• [GIVEN PROBLEM]:
Using the data below, return word for word every line from the one holding "What matplotlib code" down to the one holding "fall_press = [2550, -255]". Leave pictures out.

• [EXCERPTED DATA]:
— BEGIN —

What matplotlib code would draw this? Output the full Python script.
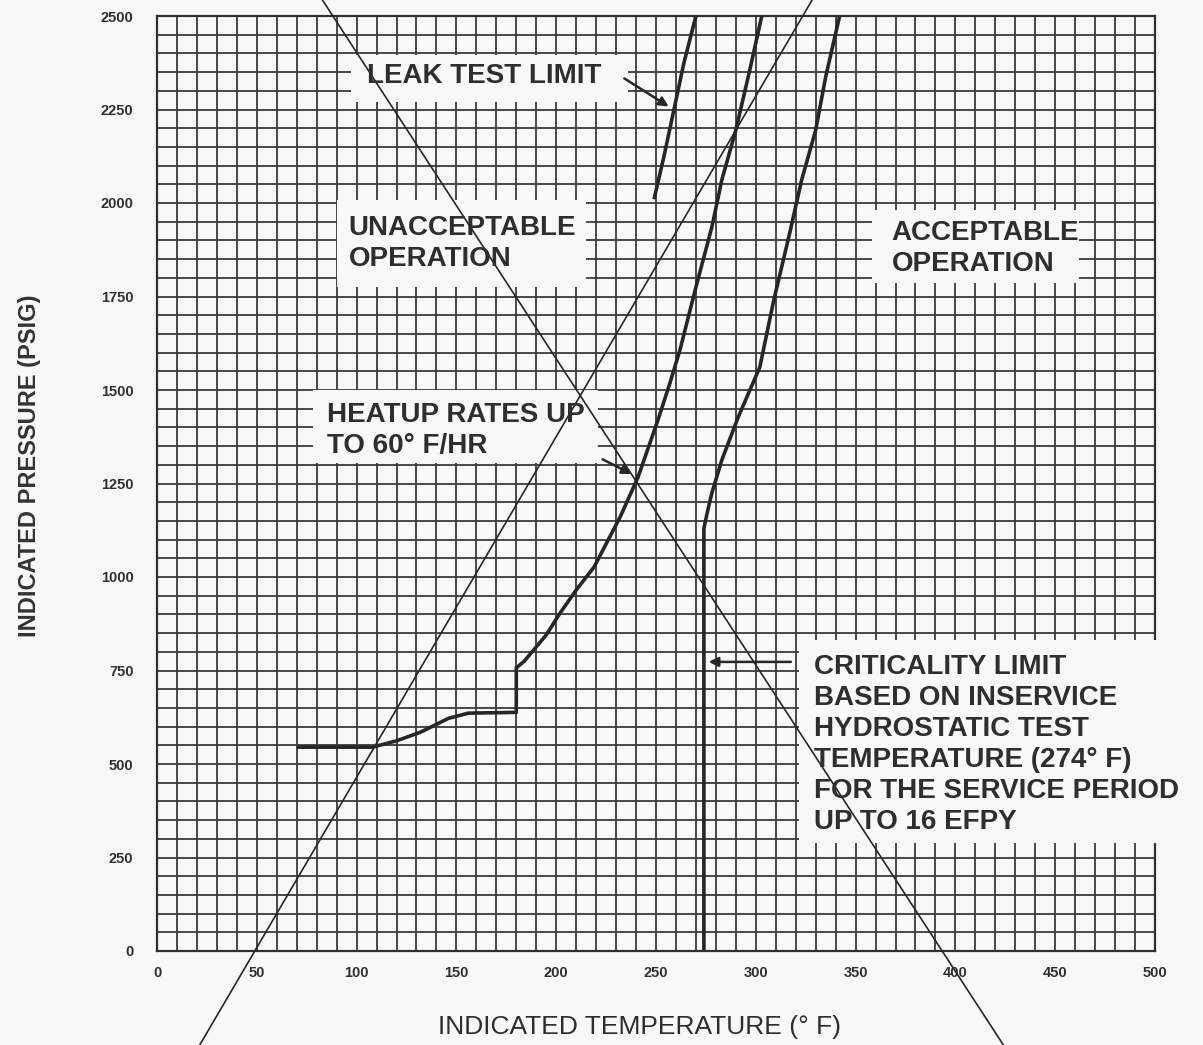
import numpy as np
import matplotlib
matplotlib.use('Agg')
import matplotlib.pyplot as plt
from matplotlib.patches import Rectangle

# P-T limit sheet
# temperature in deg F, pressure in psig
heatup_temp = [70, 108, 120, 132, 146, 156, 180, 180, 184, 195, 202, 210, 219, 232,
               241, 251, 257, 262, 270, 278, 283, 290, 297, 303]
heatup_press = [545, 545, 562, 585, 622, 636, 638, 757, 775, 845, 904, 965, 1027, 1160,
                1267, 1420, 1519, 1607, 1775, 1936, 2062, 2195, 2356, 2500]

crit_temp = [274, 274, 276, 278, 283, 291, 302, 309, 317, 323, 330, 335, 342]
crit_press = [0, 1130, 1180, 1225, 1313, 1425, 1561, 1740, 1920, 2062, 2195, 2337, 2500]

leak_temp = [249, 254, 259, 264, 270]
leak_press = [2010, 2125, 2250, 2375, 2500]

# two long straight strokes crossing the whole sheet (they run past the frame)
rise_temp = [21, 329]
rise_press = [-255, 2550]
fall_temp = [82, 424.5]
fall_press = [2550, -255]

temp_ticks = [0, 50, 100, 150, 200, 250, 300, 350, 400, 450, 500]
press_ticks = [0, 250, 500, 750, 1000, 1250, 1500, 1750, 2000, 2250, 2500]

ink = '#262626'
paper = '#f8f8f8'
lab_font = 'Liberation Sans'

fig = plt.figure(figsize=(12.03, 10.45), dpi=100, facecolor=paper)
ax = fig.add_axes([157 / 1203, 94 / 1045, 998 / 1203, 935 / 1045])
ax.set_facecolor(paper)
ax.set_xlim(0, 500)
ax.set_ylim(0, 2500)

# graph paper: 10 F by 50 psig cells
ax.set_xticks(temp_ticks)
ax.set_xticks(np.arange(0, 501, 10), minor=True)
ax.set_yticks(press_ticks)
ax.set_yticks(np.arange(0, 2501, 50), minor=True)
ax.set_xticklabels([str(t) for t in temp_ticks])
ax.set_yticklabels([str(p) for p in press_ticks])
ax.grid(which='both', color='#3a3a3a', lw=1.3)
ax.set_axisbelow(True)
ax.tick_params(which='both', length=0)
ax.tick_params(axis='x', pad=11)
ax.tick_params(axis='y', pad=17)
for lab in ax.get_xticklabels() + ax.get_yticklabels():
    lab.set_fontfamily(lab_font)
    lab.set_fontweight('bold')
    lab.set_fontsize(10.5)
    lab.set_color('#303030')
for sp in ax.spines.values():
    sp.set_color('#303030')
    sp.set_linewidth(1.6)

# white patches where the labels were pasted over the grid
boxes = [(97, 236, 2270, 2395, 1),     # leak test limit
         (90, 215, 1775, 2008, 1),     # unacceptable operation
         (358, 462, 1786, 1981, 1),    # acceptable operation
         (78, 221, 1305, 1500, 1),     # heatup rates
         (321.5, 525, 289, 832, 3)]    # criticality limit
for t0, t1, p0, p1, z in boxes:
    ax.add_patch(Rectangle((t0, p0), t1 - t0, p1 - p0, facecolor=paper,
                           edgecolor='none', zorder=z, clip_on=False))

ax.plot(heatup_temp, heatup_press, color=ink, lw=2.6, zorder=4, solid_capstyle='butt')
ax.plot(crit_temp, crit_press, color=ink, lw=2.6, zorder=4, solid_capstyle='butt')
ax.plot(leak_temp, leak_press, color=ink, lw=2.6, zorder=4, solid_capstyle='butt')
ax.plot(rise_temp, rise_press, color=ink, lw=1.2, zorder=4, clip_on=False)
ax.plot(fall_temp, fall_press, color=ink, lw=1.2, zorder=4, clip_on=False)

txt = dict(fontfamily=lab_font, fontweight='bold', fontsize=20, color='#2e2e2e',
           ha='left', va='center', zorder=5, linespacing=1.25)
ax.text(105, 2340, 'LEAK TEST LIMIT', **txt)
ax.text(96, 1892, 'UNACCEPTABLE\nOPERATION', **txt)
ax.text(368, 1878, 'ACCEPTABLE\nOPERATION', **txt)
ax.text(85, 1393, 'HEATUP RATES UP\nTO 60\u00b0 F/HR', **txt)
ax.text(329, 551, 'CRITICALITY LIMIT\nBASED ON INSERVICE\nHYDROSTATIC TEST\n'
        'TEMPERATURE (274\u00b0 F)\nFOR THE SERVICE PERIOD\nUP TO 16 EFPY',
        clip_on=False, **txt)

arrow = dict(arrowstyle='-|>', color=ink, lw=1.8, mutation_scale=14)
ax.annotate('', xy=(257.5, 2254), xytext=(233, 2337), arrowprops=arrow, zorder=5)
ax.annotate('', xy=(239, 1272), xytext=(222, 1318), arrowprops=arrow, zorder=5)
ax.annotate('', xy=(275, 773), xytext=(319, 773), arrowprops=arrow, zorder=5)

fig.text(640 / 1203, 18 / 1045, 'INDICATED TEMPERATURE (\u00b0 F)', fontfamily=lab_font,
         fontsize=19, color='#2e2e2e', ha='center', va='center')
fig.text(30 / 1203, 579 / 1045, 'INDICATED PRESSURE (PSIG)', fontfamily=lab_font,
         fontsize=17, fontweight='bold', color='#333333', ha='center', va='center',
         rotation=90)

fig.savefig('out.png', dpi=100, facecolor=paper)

— END —
— BEGIN —

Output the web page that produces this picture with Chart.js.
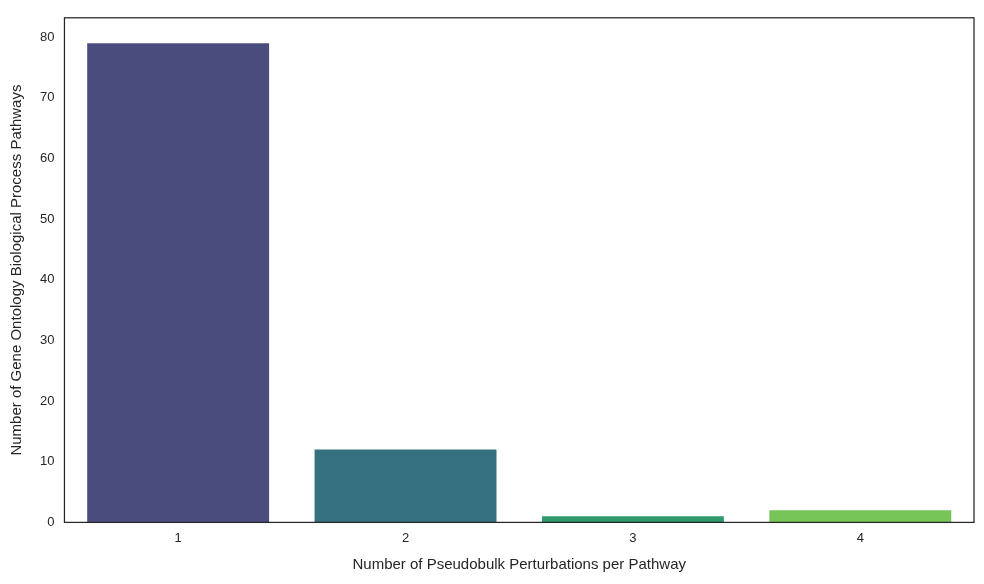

— END —

• [RESPONSE]:
What matplotlib code would draw this? Output the full Python script.
import numpy as np
import matplotlib
matplotlib.use('Agg')
import matplotlib.pyplot as plt
from matplotlib.patches import Rectangle

# P-T limit sheet
# temperature in deg F, pressure in psig
heatup_temp = [70, 108, 120, 132, 146, 156, 180, 180, 184, 195, 202, 210, 219, 232,
               241, 251, 257, 262, 270, 278, 283, 290, 297, 303]
heatup_press = [545, 545, 562, 585, 622, 636, 638, 757, 775, 845, 904, 965, 1027, 1160,
                1267, 1420, 1519, 1607, 1775, 1936, 2062, 2195, 2356, 2500]

crit_temp = [274, 274, 276, 278, 283, 291, 302, 309, 317, 323, 330, 335, 342]
crit_press = [0, 1130, 1180, 1225, 1313, 1425, 1561, 1740, 1920, 2062, 2195, 2337, 2500]

leak_temp = [249, 254, 259, 264, 270]
leak_press = [2010, 2125, 2250, 2375, 2500]

# two long straight strokes crossing the whole sheet (they run past the frame)
rise_temp = [21, 329]
rise_press = [-255, 2550]
fall_temp = [82, 424.5]
fall_press = [2550, -255]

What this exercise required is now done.